● EXERCISE INSTRUCTIONS:
Only the lines from the start of the data through the line containing "14, 14.5, 15];" should be written out, exactly as they are, with both ends included and the pictures left out.

● DATASET CONTENT:

::::::::::

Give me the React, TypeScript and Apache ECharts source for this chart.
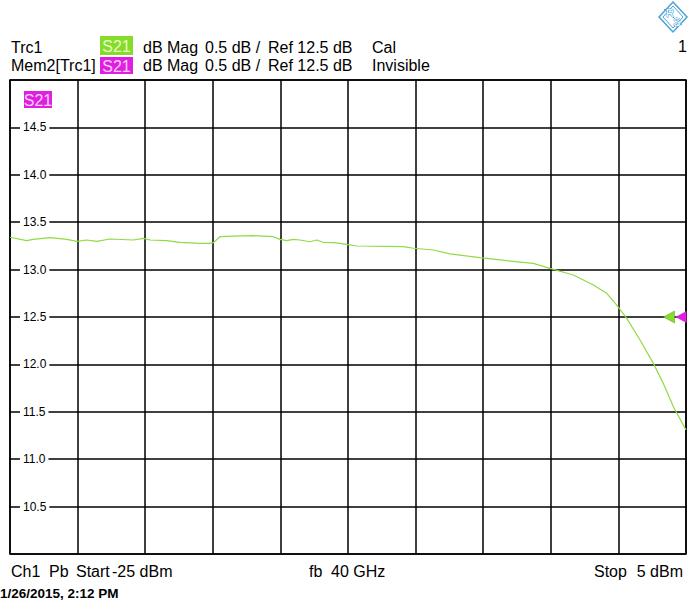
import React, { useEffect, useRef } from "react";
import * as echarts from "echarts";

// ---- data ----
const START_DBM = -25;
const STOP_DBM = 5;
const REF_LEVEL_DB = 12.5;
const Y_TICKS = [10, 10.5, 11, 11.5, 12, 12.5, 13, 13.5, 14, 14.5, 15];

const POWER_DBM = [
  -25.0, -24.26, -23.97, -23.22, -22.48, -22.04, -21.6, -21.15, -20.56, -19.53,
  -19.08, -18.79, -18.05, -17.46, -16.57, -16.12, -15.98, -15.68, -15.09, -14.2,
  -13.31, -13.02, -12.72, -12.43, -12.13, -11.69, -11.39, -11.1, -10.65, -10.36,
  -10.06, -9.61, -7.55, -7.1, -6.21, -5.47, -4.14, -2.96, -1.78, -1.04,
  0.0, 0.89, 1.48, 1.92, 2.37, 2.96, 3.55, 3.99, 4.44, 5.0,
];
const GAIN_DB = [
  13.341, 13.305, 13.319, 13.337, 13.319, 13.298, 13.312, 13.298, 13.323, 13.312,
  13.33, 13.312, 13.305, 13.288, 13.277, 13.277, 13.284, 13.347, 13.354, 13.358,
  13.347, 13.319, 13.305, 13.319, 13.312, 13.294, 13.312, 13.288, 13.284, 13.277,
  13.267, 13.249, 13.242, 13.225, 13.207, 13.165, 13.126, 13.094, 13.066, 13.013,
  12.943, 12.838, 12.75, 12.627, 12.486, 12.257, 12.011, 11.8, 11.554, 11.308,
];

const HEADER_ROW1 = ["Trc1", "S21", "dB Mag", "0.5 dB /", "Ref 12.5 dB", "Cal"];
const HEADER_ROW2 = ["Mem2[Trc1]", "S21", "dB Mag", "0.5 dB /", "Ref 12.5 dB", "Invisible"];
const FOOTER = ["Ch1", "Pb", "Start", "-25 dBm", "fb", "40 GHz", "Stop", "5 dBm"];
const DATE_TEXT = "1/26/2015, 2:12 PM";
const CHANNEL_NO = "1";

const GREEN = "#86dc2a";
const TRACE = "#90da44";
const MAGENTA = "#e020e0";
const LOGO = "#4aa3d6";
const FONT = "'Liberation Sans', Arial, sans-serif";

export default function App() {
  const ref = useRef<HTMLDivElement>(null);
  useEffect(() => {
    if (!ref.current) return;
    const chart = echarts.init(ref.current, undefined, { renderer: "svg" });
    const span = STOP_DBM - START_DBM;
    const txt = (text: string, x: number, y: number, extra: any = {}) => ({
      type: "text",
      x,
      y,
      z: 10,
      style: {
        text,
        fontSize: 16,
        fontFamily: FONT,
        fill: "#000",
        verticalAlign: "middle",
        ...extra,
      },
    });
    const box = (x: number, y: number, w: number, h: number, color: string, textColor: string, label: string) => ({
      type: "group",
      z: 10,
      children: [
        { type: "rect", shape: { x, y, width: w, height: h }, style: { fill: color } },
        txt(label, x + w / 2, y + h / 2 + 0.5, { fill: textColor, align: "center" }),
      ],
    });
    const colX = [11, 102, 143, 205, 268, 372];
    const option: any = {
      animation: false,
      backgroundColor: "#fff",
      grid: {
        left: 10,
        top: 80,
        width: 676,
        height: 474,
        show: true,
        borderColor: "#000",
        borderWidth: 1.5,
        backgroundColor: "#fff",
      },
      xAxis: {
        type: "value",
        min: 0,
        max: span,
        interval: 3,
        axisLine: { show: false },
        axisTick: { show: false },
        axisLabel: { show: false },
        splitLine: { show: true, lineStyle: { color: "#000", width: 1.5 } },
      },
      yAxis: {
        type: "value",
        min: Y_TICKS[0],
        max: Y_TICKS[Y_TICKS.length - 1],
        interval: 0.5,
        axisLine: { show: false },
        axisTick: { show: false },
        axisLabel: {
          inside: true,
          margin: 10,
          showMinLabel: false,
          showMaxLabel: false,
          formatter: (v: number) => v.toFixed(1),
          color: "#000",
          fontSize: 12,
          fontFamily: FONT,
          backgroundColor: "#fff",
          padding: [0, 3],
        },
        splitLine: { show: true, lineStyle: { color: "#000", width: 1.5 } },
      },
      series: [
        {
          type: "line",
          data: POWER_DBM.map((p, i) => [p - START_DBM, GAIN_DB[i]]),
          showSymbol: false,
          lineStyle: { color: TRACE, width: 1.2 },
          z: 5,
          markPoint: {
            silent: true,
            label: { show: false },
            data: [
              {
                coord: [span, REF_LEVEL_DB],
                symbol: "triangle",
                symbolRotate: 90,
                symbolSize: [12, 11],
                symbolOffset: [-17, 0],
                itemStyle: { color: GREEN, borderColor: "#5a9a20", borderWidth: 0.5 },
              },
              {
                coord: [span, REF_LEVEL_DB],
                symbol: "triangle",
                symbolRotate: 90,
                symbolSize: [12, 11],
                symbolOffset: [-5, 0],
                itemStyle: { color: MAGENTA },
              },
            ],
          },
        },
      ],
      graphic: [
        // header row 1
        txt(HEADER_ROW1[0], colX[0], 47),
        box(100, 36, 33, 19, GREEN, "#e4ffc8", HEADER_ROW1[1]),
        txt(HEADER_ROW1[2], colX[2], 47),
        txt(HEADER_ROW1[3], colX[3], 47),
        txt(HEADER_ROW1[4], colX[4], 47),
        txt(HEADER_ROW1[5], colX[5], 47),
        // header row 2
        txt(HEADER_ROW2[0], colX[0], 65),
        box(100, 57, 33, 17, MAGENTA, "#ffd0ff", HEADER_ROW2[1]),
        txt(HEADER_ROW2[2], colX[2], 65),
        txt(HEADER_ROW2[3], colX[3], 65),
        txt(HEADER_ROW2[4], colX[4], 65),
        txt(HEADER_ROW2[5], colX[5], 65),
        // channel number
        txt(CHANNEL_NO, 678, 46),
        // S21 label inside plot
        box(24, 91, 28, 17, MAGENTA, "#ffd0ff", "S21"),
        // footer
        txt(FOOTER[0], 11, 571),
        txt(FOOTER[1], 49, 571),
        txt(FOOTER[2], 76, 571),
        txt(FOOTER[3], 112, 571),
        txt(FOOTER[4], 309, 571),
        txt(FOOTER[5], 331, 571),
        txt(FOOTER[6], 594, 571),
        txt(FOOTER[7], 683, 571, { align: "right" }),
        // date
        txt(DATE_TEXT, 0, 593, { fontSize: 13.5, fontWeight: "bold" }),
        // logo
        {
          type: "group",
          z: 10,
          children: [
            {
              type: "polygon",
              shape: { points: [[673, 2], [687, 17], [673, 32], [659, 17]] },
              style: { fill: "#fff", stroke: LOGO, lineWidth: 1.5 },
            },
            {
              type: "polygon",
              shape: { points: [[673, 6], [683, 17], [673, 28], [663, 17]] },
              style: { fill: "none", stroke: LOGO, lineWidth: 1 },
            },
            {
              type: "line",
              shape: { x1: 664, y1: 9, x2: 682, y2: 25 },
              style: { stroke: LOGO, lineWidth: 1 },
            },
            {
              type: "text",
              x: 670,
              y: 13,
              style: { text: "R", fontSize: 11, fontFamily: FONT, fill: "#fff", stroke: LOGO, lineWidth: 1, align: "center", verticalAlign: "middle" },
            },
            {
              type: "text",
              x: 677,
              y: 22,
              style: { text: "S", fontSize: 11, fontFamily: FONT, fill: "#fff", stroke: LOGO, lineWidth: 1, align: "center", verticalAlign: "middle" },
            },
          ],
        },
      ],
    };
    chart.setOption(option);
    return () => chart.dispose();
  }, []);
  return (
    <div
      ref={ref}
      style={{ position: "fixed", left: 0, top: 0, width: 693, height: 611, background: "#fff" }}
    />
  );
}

::::::::::

● SOLUTION TO THE EXERCISE:
Give me the React, TypeScript and Apache ECharts source for this chart.
import React, { useEffect, useRef } from "react";
import * as echarts from "echarts";

// ---- data ----
const START_DBM = -25;
const STOP_DBM = 5;
const REF_LEVEL_DB = 12.5;
const Y_TICKS = [10, 10.5, 11, 11.5, 12, 12.5, 13, 13.5, 14, 14.5, 15];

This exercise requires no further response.